**** GIVEN DATA ****

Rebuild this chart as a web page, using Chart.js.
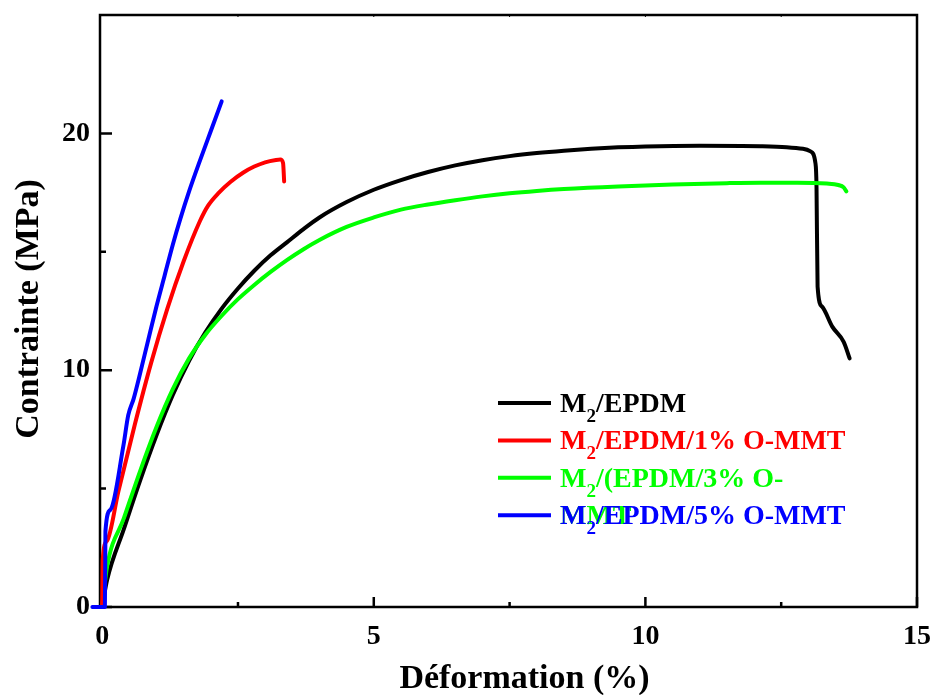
<!DOCTYPE html>
<html>
<head>
<meta charset="utf-8">
<title>Contrainte – Déformation</title>
<script src="https://cdn.jsdelivr.net/npm/chart.js@4/dist/chart.umd.min.js"></script>
<style>
  html, body { margin: 0; padding: 0; background: #ffffff; }
  canvas { display: block; }
</style>
</head>
<body>
<canvas id="stressStrain" width="936" height="695"></canvas>
<script>
// Series names (the "2" after M is drawn as a subscript)
const seriesNames = [
  'M2/EPDM',
  'M2/EPDM/1% O-MMT',
  'M2/(EPDM/3% O-MMT',
  'M2/EPDM/5% O-MMT'
];
const seriesColors = ['#000000', '#ff0000', '#00ff00', '#0000ff'];

// Strain (%) and stress (MPa) for each blend
const epdmX = [0, 0.09, 0.4, 0.7, 1.0, 1.3, 1.6, 1.9, 2.2, 2.5, 2.8, 3.1, 3.4, 3.7, 4.0, 4.5, 5.0, 5.5, 6.0, 6.5, 7.0, 7.5, 8.0, 8.5, 9.0, 9.5, 10.0, 11.0, 12.12, 12.6, 12.9, 13.04, 13.13, 13.15, 13.17, 13.25, 13.44, 13.65, 13.76];
const epdmY = [0, 1.14, 3.3, 5.35, 7.25, 8.95, 10.4, 11.6, 12.6, 13.45, 14.2, 14.85, 15.4, 15.95, 16.45, 17.1, 17.62, 18.03, 18.37, 18.65, 18.87, 19.04, 19.17, 19.27, 19.35, 19.41, 19.45, 19.48, 19.46, 19.42, 19.35, 19.24, 18.75, 17.76, 13.53, 12.69, 11.84, 11.2, 10.5];

const mmt1X = [0, 0.01, 0.09, 0.3, 0.6, 0.9, 1.2, 1.5, 1.8, 1.95, 2.15, 2.36, 2.6, 2.8, 3.0, 3.2, 3.28, 3.33, 3.35];
const mmt1Y = [0, 2.0, 2.8, 4.9, 7.7, 10.3, 12.6, 14.6, 16.3, 16.95, 17.5, 17.95, 18.35, 18.6, 18.78, 18.88, 18.9, 18.75, 17.97];

const mmt3X = [0, 0.09, 0.4, 0.7, 1.0, 1.3, 1.6, 1.9, 2.2, 2.5, 2.8, 3.1, 3.4, 3.7, 4.0, 4.5, 5.0, 5.5, 6.0, 6.5, 7.0, 7.5, 8.0, 8.5, 9.5, 10.5, 11.5, 12.12, 12.8, 13.34, 13.55, 13.65, 13.7];
const mmt3Y = [0, 1.7, 3.75, 5.75, 7.6, 9.2, 10.5, 11.5, 12.3, 13.0, 13.6, 14.15, 14.65, 15.1, 15.5, 16.05, 16.45, 16.78, 17.0, 17.18, 17.34, 17.47, 17.57, 17.65, 17.76, 17.84, 17.9, 17.92, 17.92, 17.88, 17.82, 17.72, 17.55];

const mmt5X = [-0.18, 0.05, 0.06, 0.15, 0.39, 0.48, 0.58, 0.67, 0.85, 1.0, 1.15, 1.3, 1.44, 1.6, 1.8, 2.0, 2.2];
const mmt5Y = [0, 0, 3.2, 4.1, 6.8, 8.1, 8.8, 9.6, 11.3, 12.7, 14.0, 15.3, 16.4, 17.55, 18.85, 20.1, 21.35];

// Axis ticks
const xMajorTicks = [0, 5, 10, 15];
const xMinorTicks = [2.5, 7.5, 12.5];
const yMajorTicks = [0, 10, 20];
const yMinorTicks = [5, 15];

const xTitle = 'Déformation (%)';
const yTitle = 'Contrainte (MPa)';

const SERIF = "'Liberation Serif', 'Times New Roman', Times, serif";

const toPoints = (xs, ys) => xs.map((x, i) => ({ x: x, y: ys[i] }));

// Box around the plot with inward tick marks
const framePlugin = {
  id: 'frame',
  beforeDatasetsDraw(chart) {
    const { ctx, chartArea: a, scales } = chart;
    const xs = scales.x, ys = scales.y;
    ctx.save();
    ctx.strokeStyle = '#000';
    ctx.lineWidth = 2.5;
    ctx.strokeRect(a.left, a.top, a.right - a.left, a.bottom - a.top);
    ctx.beginPath();
    xMajorTicks.forEach(v => { const p = xs.getPixelForValue(v); ctx.moveTo(p, a.bottom); ctx.lineTo(p, a.bottom - 10); });
    xMinorTicks.forEach(v => { const p = xs.getPixelForValue(v); ctx.moveTo(p, a.bottom); ctx.lineTo(p, a.bottom - 5); });
    yMajorTicks.forEach(v => { const p = ys.getPixelForValue(v); ctx.moveTo(a.left, p); ctx.lineTo(a.left + 12, p); });
    yMinorTicks.forEach(v => { const p = ys.getPixelForValue(v); ctx.moveTo(a.left, p); ctx.lineTo(a.left + 6, p); });
    ctx.stroke();
    ctx.lineWidth = 1;
    ctx.beginPath();
    xMajorTicks.concat(xMinorTicks).forEach(v => {
      const p = xs.getPixelForValue(v);
      if (p > a.left + 3 && p < a.right - 3) { ctx.moveTo(p, a.top); ctx.lineTo(p, a.top + 2); }
    });
    ctx.stroke();
    ctx.restore();
  }
};

// Axis titles
const titlePlugin = {
  id: 'axisTitles',
  afterDraw(chart) {
    const { ctx, chartArea: a } = chart;
    ctx.save();
    ctx.fillStyle = '#000';
    ctx.font = 'bold 34px ' + SERIF;
    ctx.textAlign = 'center';
    ctx.textBaseline = 'alphabetic';
    ctx.fillText(xTitle, (a.left + a.right) / 2 + 16, 688);
    ctx.translate(38, (a.top + a.bottom) / 2 - 2);
    ctx.rotate(-Math.PI / 2);
    ctx.fillText(yTitle, 0, 0);
    ctx.restore();
  }
};

// Legend with subscripted "2" and word wrapping inside a fixed width
const legendPlugin = {
  id: 'subscriptLegend',
  afterDraw(chart) {
    const ctx = chart.ctx;
    const lineX0 = 498, lineX1 = 551, textX = 560;
    const rowY0 = 403, rowGap = 37.4, maxWidth = 294;
    const mainFont = 'bold 28px ' + SERIF;
    const subFont = 'bold 19px ' + SERIF;
    ctx.save();
    ctx.textBaseline = 'alphabetic';
    ctx.textAlign = 'left';
    const drawText = (text, x, y, color) => {
      ctx.fillStyle = color;
      let cx = x;
      let rest = text;
      if (text.startsWith('M2')) {
        ctx.font = mainFont;
        ctx.fillText('M', cx, y);
        cx += ctx.measureText('M').width;
        ctx.font = subFont;
        ctx.fillText('2', cx, y + 10);
        cx += ctx.measureText('2').width;
        rest = text.slice(2);
      }
      ctx.font = mainFont;
      ctx.fillText(rest, cx, y);
    };
    const widthOf = (text) => {
      let w = 0, rest = text;
      if (text.startsWith('M2')) {
        ctx.font = mainFont; w += ctx.measureText('M').width;
        ctx.font = subFont; w += ctx.measureText('2').width;
        rest = text.slice(2);
      }
      ctx.font = mainFont;
      return w + ctx.measureText(rest).width;
    };
    seriesNames.forEach((name, i) => {
      const y = rowY0 + i * rowGap;
      const color = seriesColors[i];
      ctx.strokeStyle = color;
      ctx.lineWidth = 4;
      ctx.beginPath();
      ctx.moveTo(lineX0, y);
      ctx.lineTo(lineX1, y);
      ctx.stroke();
      const base = y + 9;
      let lines = [name];
      if (widthOf(name) > maxWidth) {
        for (let k = name.length - 1; k > 0; k--) {
          const ch = name[k - 1];
          if ((ch === '-' || ch === ' ') && widthOf(name.slice(0, k)) <= maxWidth) {
            lines = [name.slice(0, k).trimEnd(), name.slice(k).trimStart()];
            break;
          }
        }
      }
      lines.forEach((ln, j) => drawText(ln, textX, base + j * rowGap, color));
    });
    ctx.restore();
  }
};

const tickFont = { family: SERIF, size: 28, weight: 'bold' };

new Chart(document.getElementById('stressStrain'), {
  type: 'line',
  data: {
    datasets: [
      { label: seriesNames[0], data: toPoints(epdmX, epdmY), borderColor: seriesColors[0], order: 3 },
      { label: seriesNames[1], data: toPoints(mmt1X, mmt1Y), borderColor: seriesColors[1], order: 1 },
      { label: seriesNames[2], data: toPoints(mmt3X, mmt3Y), borderColor: seriesColors[2], order: 2 },
      { label: seriesNames[3], data: toPoints(mmt5X, mmt5Y), borderColor: seriesColors[3], order: 0 }
    ]
  },
  options: {
    responsive: false,
    animation: false,
    devicePixelRatio: 1,
    layout: { padding: { top: 15, right: 19, left: 0, bottom: 0 } },
    datasets: { line: { clip: false } },
    elements: {
      point: { radius: 0, hoverRadius: 0 },
      line: {
        borderWidth: 4,
        cubicInterpolationMode: 'monotone',
        borderCapStyle: 'round',
        borderJoinStyle: 'round',
        fill: false
      }
    },
    plugins: { legend: { display: false }, tooltip: { enabled: false } },
    scales: {
      x: {
        type: 'linear',
        min: -0.04,
        max: 15,
        afterBuildTicks: s => { s.ticks = xMajorTicks.map(v => ({ value: v })); },
        afterFit: s => { s.height = 88; s.paddingLeft = 0; s.paddingRight = 0; },
        grid: { display: false, drawTicks: false },
        border: { display: false },
        ticks: { font: tickFont, color: '#000', padding: 13, maxRotation: 0, autoSkip: false }
      },
      y: {
        type: 'linear',
        min: 0,
        max: 25,
        afterBuildTicks: s => { s.ticks = yMajorTicks.map(v => ({ value: v })); },
        afterFit: s => { s.width = 100; s.paddingTop = 0; s.paddingBottom = 0; },
        grid: { display: false, drawTicks: false },
        border: { display: false },
        ticks: { font: tickFont, color: '#000', padding: 10, autoSkip: false }
      }
    }
  },
  plugins: [framePlugin, titlePlugin, legendPlugin]
});
</script>
</body>
</html>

****

▶ **SET TASK**
Write out each line of the listing above, exactly, from its first line to the line holding "18.85, 20.1, 21.35];", inclusive. Skip the pictures.

▶ **CORRECT RESPONSE**
Rebuild this chart as a web page, using Chart.js.
<!DOCTYPE html>
<html>
<head>
<meta charset="utf-8">
<title>Contrainte – Déformation</title>
<script src="https://cdn.jsdelivr.net/npm/chart.js@4/dist/chart.umd.min.js"></script>
<style>
  html, body { margin: 0; padding: 0; background: #ffffff; }
  canvas { display: block; }
</style>
</head>
<body>
<canvas id="stressStrain" width="936" height="695"></canvas>
<script>
// Series names (the "2" after M is drawn as a subscript)
const seriesNames = [
  'M2/EPDM',
  'M2/EPDM/1% O-MMT',
  'M2/(EPDM/3% O-MMT',
  'M2/EPDM/5% O-MMT'
];
const seriesColors = ['#000000', '#ff0000', '#00ff00', '#0000ff'];

// Strain (%) and stress (MPa) for each blend
const epdmX = [0, 0.09, 0.4, 0.7, 1.0, 1.3, 1.6, 1.9, 2.2, 2.5, 2.8, 3.1, 3.4, 3.7, 4.0, 4.5, 5.0, 5.5, 6.0, 6.5, 7.0, 7.5, 8.0, 8.5, 9.0, 9.5, 10.0, 11.0, 12.12, 12.6, 12.9, 13.04, 13.13, 13.15, 13.17, 13.25, 13.44, 13.65, 13.76];
const epdmY = [0, 1.14, 3.3, 5.35, 7.25, 8.95, 10.4, 11.6, 12.6, 13.45, 14.2, 14.85, 15.4, 15.95, 16.45, 17.1, 17.62, 18.03, 18.37, 18.65, 18.87, 19.04, 19.17, 19.27, 19.35, 19.41, 19.45, 19.48, 19.46, 19.42, 19.35, 19.24, 18.75, 17.76, 13.53, 12.69, 11.84, 11.2, 10.5];

const mmt1X = [0, 0.01, 0.09, 0.3, 0.6, 0.9, 1.2, 1.5, 1.8, 1.95, 2.15, 2.36, 2.6, 2.8, 3.0, 3.2, 3.28, 3.33, 3.35];
const mmt1Y = [0, 2.0, 2.8, 4.9, 7.7, 10.3, 12.6, 14.6, 16.3, 16.95, 17.5, 17.95, 18.35, 18.6, 18.78, 18.88, 18.9, 18.75, 17.97];

const mmt3X = [0, 0.09, 0.4, 0.7, 1.0, 1.3, 1.6, 1.9, 2.2, 2.5, 2.8, 3.1, 3.4, 3.7, 4.0, 4.5, 5.0, 5.5, 6.0, 6.5, 7.0, 7.5, 8.0, 8.5, 9.5, 10.5, 11.5, 12.12, 12.8, 13.34, 13.55, 13.65, 13.7];
const mmt3Y = [0, 1.7, 3.75, 5.75, 7.6, 9.2, 10.5, 11.5, 12.3, 13.0, 13.6, 14.15, 14.65, 15.1, 15.5, 16.05, 16.45, 16.78, 17.0, 17.18, 17.34, 17.47, 17.57, 17.65, 17.76, 17.84, 17.9, 17.92, 17.92, 17.88, 17.82, 17.72, 17.55];

const mmt5X = [-0.18, 0.05, 0.06, 0.15, 0.39, 0.48, 0.58, 0.67, 0.85, 1.0, 1.15, 1.3, 1.44, 1.6, 1.8, 2.0, 2.2];
const mmt5Y = [0, 0, 3.2, 4.1, 6.8, 8.1, 8.8, 9.6, 11.3, 12.7, 14.0, 15.3, 16.4, 17.55, 18.85, 20.1, 21.35];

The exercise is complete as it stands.